REQUIRED TASK: For this exercise, repeat all of the material verbatim apart from its images.

SOURCE DATA:
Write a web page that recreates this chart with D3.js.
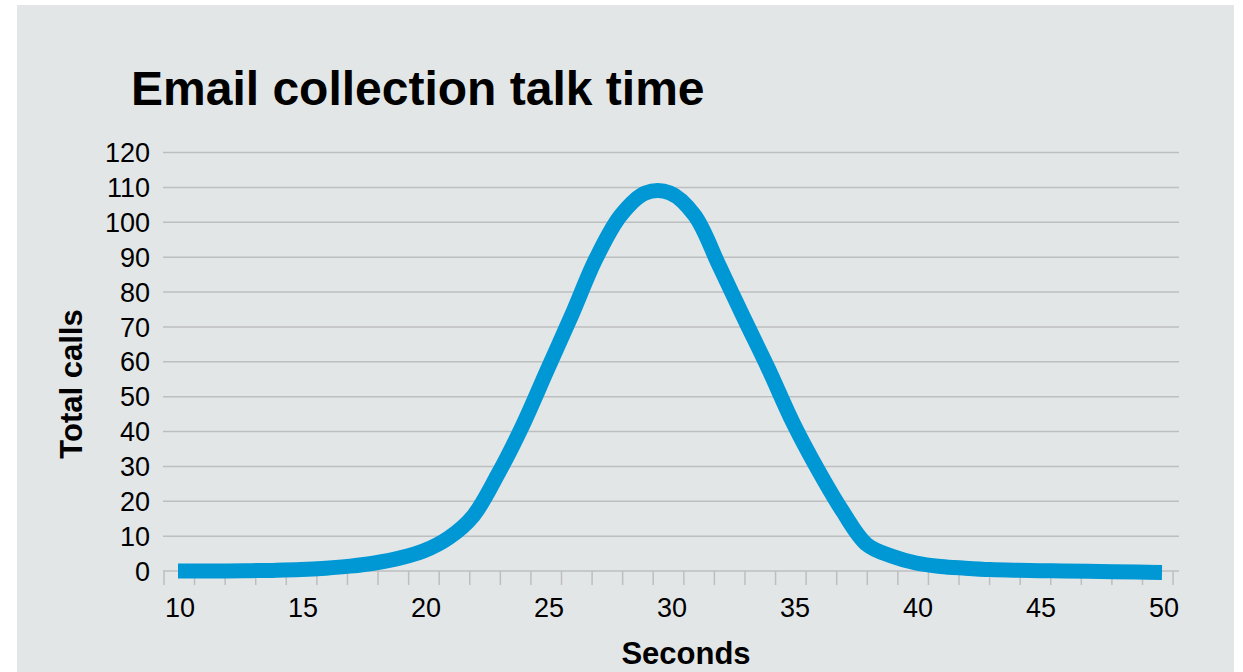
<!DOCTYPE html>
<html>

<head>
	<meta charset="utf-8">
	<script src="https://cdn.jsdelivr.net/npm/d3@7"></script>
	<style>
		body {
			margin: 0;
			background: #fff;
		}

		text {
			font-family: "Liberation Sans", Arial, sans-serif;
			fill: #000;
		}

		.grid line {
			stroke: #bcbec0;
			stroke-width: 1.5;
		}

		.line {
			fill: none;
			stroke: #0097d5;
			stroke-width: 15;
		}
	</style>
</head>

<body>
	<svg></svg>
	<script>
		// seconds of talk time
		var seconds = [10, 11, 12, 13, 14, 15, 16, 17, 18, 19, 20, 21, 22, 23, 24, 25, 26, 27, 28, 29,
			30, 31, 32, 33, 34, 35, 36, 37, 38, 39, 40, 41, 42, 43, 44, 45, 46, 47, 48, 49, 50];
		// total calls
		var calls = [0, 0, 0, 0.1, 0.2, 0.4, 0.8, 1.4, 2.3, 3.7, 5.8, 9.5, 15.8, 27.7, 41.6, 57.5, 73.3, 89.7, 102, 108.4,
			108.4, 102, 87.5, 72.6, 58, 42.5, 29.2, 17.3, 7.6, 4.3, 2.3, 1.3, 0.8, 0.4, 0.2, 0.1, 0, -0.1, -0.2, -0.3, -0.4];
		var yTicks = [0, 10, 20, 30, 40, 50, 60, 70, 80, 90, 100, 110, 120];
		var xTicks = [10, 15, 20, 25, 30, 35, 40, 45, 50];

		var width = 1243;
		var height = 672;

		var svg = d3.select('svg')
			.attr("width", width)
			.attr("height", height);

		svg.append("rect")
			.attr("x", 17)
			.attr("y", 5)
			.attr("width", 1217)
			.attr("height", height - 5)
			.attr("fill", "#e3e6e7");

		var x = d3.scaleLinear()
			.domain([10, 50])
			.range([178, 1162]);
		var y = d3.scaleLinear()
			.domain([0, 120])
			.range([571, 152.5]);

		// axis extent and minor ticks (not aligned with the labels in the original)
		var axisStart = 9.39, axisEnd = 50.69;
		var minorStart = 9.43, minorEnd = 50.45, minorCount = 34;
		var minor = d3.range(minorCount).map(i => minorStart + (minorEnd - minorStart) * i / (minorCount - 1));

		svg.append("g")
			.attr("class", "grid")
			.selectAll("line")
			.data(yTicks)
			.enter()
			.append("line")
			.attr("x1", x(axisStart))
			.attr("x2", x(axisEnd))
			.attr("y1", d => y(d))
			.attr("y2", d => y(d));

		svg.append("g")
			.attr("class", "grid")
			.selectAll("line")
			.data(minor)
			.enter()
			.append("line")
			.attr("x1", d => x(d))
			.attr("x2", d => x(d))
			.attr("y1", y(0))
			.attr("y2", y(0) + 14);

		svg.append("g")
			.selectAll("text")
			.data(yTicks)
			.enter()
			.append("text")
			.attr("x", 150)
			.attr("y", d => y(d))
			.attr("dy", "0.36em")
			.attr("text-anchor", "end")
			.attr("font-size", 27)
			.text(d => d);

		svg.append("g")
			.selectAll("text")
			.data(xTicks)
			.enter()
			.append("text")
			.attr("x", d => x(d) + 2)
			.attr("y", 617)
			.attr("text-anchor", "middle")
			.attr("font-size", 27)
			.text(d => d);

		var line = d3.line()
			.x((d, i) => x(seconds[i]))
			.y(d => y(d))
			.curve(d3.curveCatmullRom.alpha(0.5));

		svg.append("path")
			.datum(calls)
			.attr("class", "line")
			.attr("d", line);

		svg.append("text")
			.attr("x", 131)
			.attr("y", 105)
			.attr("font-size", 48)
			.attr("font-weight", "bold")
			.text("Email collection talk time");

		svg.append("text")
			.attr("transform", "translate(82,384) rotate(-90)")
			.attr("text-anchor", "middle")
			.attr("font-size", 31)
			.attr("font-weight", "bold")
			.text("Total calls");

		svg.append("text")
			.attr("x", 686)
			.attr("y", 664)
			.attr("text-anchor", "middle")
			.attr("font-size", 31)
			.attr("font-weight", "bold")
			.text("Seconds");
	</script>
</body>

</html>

CORRECT OUTPUT:
Write a web page that recreates this chart with D3.js.
<!DOCTYPE html>
<html>

<head>
	<meta charset="utf-8">
	<script src="https://cdn.jsdelivr.net/npm/d3@7"></script>
	<style>
		body {
			margin: 0;
			background: #fff;
		}

		text {
			font-family: "Liberation Sans", Arial, sans-serif;
			fill: #000;
		}

		.grid line {
			stroke: #bcbec0;
			stroke-width: 1.5;
		}

		.line {
			fill: none;
			stroke: #0097d5;
			stroke-width: 15;
		}
	</style>
</head>

<body>
	<svg></svg>
	<script>
		// seconds of talk time
		var seconds = [10, 11, 12, 13, 14, 15, 16, 17, 18, 19, 20, 21, 22, 23, 24, 25, 26, 27, 28, 29,
			30, 31, 32, 33, 34, 35, 36, 37, 38, 39, 40, 41, 42, 43, 44, 45, 46, 47, 48, 49, 50];
		// total calls
		var calls = [0, 0, 0, 0.1, 0.2, 0.4, 0.8, 1.4, 2.3, 3.7, 5.8, 9.5, 15.8, 27.7, 41.6, 57.5, 73.3, 89.7, 102, 108.4,
			108.4, 102, 87.5, 72.6, 58, 42.5, 29.2, 17.3, 7.6, 4.3, 2.3, 1.3, 0.8, 0.4, 0.2, 0.1, 0, -0.1, -0.2, -0.3, -0.4];
		var yTicks = [0, 10, 20, 30, 40, 50, 60, 70, 80, 90, 100, 110, 120];
		var xTicks = [10, 15, 20, 25, 30, 35, 40, 45, 50];

		var width = 1243;
		var height = 672;

		var svg = d3.select('svg')
			.attr("width", width)
			.attr("height", height);

		svg.append("rect")
			.attr("x", 17)
			.attr("y", 5)
			.attr("width", 1217)
			.attr("height", height - 5)
			.attr("fill", "#e3e6e7");

		var x = d3.scaleLinear()
			.domain([10, 50])
			.range([178, 1162]);
		var y = d3.scaleLinear()
			.domain([0, 120])
			.range([571, 152.5]);

		// axis extent and minor ticks (not aligned with the labels in the original)
		var axisStart = 9.39, axisEnd = 50.69;
		var minorStart = 9.43, minorEnd = 50.45, minorCount = 34;
		var minor = d3.range(minorCount).map(i => minorStart + (minorEnd - minorStart) * i / (minorCount - 1));

		svg.append("g")
			.attr("class", "grid")
			.selectAll("line")
			.data(yTicks)
			.enter()
			.append("line")
			.attr("x1", x(axisStart))
			.attr("x2", x(axisEnd))
			.attr("y1", d => y(d))
			.attr("y2", d => y(d));

		svg.append("g")
			.attr("class", "grid")
			.selectAll("line")
			.data(minor)
			.enter()
			.append("line")
			.attr("x1", d => x(d))
			.attr("x2", d => x(d))
			.attr("y1", y(0))
			.attr("y2", y(0) + 14);

		svg.append("g")
			.selectAll("text")
			.data(yTicks)
			.enter()
			.append("text")
			.attr("x", 150)
			.attr("y", d => y(d))
			.attr("dy", "0.36em")
			.attr("text-anchor", "end")
			.attr("font-size", 27)
			.text(d => d);

		svg.append("g")
			.selectAll("text")
			.data(xTicks)
			.enter()
			.append("text")
			.attr("x", d => x(d) + 2)
			.attr("y", 617)
			.attr("text-anchor", "middle")
			.attr("font-size", 27)
			.text(d => d);

		var line = d3.line()
			.x((d, i) => x(seconds[i]))
			.y(d => y(d))
			.curve(d3.curveCatmullRom.alpha(0.5));

		svg.append("path")
			.datum(calls)
			.attr("class", "line")
			.attr("d", line);

		svg.append("text")
			.attr("x", 131)
			.attr("y", 105)
			.attr("font-size", 48)
			.attr("font-weight", "bold")
			.text("Email collection talk time");

		svg.append("text")
			.attr("transform", "translate(82,384) rotate(-90)")
			.attr("text-anchor", "middle")
			.attr("font-size", 31)
			.attr("font-weight", "bold")
			.text("Total calls");

		svg.append("text")
			.attr("x", 686)
			.attr("y", 664)
			.attr("text-anchor", "middle")
			.attr("font-size", 31)
			.attr("font-weight", "bold")
			.text("Seconds");
	</script>
</body>

</html>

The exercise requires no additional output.